I think Merkel is actually being sensible. The Euro members are too disparate. The French pushed the Euro too far. The Germans are right to push back.

Europe is headed for bigger member state crises. I think there's a decent chance of an ejection of a few Euro members or possibly state defaults on debt while remaining in the Euro. It is one or the other or both.

NotProgressive said at May 4, 2010 9:51 PM:

If Greece had their own money system, then poor management of their economy would drop the value of their currency. In other words, money value should mirror actual wealth production. You can not have this mirroring mechanism with the Euro, and hence it is an economically false construct. Sovereign states with ethnocentric populations are not going to move to where the jobs are. Greek citizens will not leave a depressed economy and move to Germany. Greeks want to stay in Greece and be among their kin. By contrast, in America if there is a depressed region, people will move to where the jobs are.

So, either the money needs to shift in value, or people need to move.
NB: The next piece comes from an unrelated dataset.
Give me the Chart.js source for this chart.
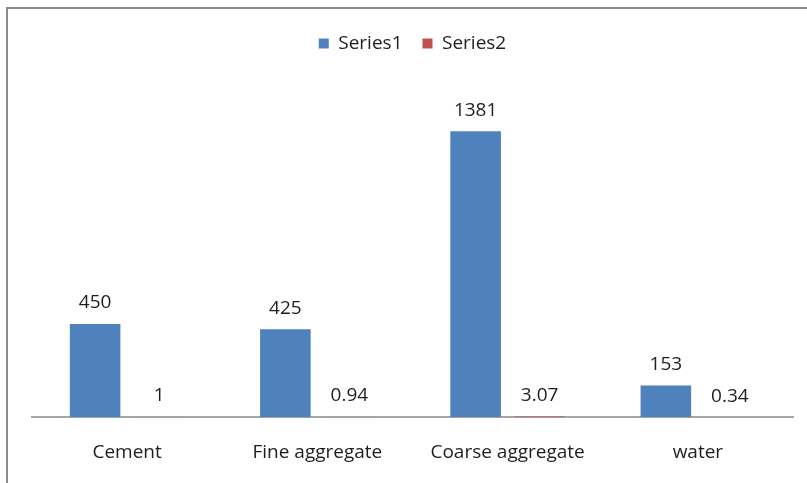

Either way, there is no free lunch, and there are consequences to poor economic management. But, Greece had a fixed Euro, defined in value by the big powers, France and Germany. This straightjacket of the Euro allowed Greek politicians to pretend that all is well because there was no currency devaluation feedback.

The Euro and below replacement birth rates in Europe will doom the Continent to third class status. A population can increase rapidly with high birthrates, and it can collapse rapidly with low birthrates. It is not unusual to see 4 Grandparents in Germany, with two Children, and one Grandchild. No economy can withstand that sort of decline.

Debt has to be payed off with productive citizens. Wealth creation is typically by entrepreneurial young people who are vigorous and willing to take chances.
Europe does not have the conditions on the ground to produce real wealth. Expect the situation in Europe to get worse not better as these trends unfold.